** begin Dataset section **
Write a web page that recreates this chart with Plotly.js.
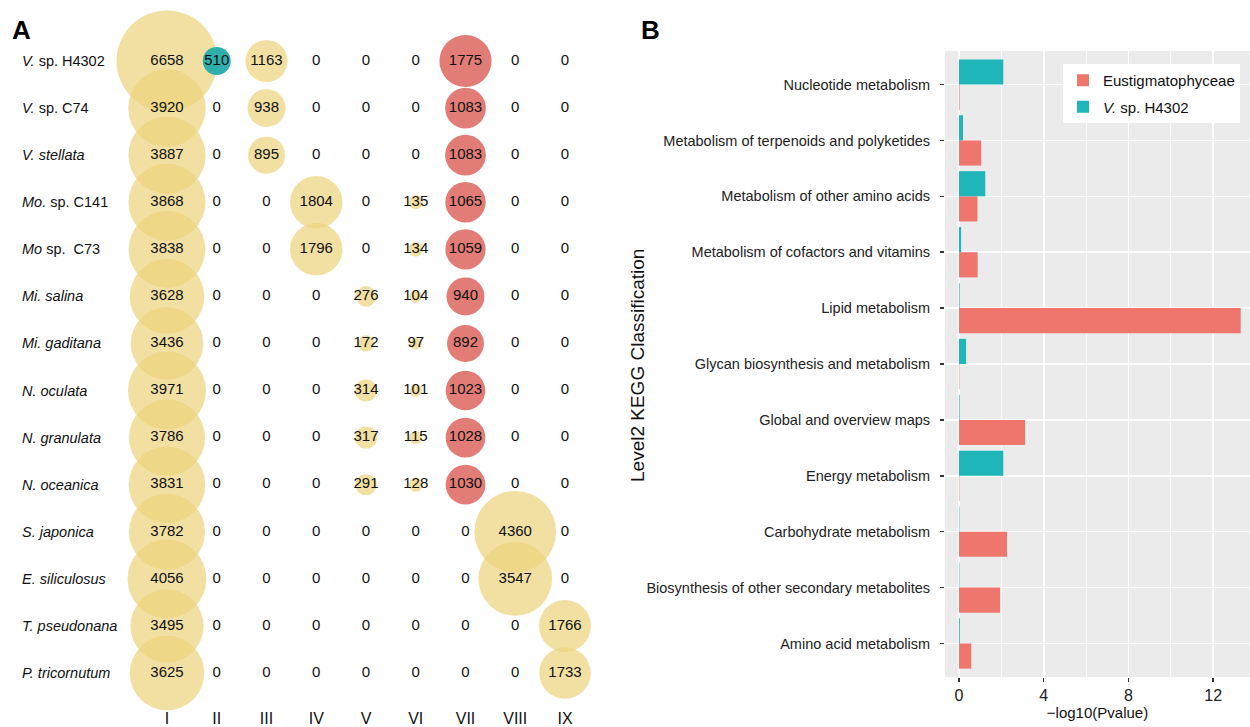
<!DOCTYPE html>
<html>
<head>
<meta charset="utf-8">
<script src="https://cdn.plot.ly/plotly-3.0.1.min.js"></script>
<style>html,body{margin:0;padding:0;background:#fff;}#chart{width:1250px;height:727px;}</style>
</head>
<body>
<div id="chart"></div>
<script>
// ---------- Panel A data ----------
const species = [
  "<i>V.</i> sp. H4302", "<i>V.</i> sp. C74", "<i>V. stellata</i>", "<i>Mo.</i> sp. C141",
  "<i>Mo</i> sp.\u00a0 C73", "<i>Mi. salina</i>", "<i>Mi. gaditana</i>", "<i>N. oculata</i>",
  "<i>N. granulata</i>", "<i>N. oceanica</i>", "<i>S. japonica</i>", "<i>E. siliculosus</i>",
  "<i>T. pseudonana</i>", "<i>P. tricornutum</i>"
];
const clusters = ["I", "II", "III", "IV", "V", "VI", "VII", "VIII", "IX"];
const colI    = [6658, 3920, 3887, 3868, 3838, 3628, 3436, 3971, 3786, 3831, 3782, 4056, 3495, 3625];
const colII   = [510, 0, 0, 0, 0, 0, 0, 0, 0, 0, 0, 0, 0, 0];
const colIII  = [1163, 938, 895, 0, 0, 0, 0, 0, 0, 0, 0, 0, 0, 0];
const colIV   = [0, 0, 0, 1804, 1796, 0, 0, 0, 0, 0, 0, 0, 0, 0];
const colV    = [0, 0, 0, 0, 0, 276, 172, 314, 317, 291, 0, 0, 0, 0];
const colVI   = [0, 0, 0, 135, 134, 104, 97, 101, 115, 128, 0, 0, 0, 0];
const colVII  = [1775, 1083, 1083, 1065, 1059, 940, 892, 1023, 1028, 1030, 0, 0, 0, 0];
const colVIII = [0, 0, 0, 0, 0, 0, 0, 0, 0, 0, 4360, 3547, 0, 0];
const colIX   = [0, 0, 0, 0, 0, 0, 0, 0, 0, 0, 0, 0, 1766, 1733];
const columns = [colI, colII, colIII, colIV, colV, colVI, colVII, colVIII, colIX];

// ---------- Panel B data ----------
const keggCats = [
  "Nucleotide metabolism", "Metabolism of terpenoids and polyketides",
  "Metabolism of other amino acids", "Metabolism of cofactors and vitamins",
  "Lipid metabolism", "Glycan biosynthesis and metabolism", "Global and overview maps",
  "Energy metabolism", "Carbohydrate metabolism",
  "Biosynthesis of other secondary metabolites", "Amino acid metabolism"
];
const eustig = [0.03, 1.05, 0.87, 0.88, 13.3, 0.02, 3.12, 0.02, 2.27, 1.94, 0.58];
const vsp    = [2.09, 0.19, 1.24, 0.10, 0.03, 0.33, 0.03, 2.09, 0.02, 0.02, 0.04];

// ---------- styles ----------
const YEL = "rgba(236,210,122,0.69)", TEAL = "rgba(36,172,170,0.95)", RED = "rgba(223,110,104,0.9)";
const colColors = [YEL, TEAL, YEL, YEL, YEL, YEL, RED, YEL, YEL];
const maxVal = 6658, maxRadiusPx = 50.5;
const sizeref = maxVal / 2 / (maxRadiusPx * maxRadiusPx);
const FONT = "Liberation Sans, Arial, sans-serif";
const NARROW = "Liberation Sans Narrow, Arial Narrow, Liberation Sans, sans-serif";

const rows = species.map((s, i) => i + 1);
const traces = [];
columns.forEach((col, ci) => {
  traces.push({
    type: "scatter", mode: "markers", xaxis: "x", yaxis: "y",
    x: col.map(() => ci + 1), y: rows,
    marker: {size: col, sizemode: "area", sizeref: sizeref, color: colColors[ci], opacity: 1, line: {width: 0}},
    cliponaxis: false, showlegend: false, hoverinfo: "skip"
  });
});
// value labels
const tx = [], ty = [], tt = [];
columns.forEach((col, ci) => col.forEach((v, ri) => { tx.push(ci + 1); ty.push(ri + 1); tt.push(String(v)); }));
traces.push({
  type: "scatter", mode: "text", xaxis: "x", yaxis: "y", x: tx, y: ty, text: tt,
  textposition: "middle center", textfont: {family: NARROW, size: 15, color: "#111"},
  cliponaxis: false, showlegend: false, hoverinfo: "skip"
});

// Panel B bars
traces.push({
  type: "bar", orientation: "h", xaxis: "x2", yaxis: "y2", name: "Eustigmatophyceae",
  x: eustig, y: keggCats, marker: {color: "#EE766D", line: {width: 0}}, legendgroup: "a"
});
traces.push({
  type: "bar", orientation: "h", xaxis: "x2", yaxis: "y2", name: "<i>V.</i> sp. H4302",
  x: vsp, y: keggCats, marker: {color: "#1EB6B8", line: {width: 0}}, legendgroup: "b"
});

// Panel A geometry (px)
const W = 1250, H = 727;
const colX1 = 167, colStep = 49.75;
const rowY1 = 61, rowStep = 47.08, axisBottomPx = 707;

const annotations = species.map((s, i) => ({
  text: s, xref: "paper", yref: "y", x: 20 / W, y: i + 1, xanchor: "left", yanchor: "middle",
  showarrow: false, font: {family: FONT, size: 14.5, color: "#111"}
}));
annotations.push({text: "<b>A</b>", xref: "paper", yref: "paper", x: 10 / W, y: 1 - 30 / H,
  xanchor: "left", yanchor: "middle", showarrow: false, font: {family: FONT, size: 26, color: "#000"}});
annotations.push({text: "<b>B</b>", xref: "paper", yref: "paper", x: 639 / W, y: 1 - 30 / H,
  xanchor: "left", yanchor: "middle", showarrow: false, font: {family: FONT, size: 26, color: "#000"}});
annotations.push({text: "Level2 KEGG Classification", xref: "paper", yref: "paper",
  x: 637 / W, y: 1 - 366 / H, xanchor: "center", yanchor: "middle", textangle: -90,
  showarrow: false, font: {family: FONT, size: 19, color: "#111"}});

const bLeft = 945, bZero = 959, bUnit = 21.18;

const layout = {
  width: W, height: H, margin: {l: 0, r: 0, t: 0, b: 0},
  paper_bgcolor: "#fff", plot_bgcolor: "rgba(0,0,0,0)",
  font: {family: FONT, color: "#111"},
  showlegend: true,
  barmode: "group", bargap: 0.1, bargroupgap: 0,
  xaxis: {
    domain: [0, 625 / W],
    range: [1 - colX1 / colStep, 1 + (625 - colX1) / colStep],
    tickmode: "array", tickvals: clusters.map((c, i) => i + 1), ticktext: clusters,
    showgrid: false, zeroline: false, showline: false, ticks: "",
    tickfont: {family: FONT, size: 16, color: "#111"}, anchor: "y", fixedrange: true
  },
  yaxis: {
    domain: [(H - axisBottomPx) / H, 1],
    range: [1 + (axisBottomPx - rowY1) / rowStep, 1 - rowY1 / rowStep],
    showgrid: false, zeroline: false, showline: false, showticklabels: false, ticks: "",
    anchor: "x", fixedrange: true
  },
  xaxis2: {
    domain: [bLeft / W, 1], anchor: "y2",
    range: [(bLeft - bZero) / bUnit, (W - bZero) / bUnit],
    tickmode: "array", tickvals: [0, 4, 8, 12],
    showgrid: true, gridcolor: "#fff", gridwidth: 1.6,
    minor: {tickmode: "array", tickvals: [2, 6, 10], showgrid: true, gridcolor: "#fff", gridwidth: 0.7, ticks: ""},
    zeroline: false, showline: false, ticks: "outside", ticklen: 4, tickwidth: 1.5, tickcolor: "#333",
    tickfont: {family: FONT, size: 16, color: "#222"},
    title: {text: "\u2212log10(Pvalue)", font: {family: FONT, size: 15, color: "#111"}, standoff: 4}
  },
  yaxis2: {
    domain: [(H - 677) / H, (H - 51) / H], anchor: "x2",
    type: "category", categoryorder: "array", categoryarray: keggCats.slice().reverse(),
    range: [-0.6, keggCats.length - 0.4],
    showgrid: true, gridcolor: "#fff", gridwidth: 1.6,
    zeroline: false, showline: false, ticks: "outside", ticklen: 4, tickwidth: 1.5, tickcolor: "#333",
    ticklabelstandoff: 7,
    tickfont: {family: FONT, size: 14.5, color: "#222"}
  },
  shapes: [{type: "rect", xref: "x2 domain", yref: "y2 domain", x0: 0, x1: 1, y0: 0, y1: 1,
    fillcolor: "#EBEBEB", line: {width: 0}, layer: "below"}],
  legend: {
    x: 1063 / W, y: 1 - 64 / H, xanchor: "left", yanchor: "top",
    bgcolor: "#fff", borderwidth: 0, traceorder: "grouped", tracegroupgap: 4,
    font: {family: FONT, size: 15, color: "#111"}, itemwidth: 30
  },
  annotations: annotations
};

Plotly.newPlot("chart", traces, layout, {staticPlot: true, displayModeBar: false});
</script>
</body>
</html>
** end Dataset section **
Required work ▸ Return solely the number of lines in the data that include the word "chart".

The solution ▸ 4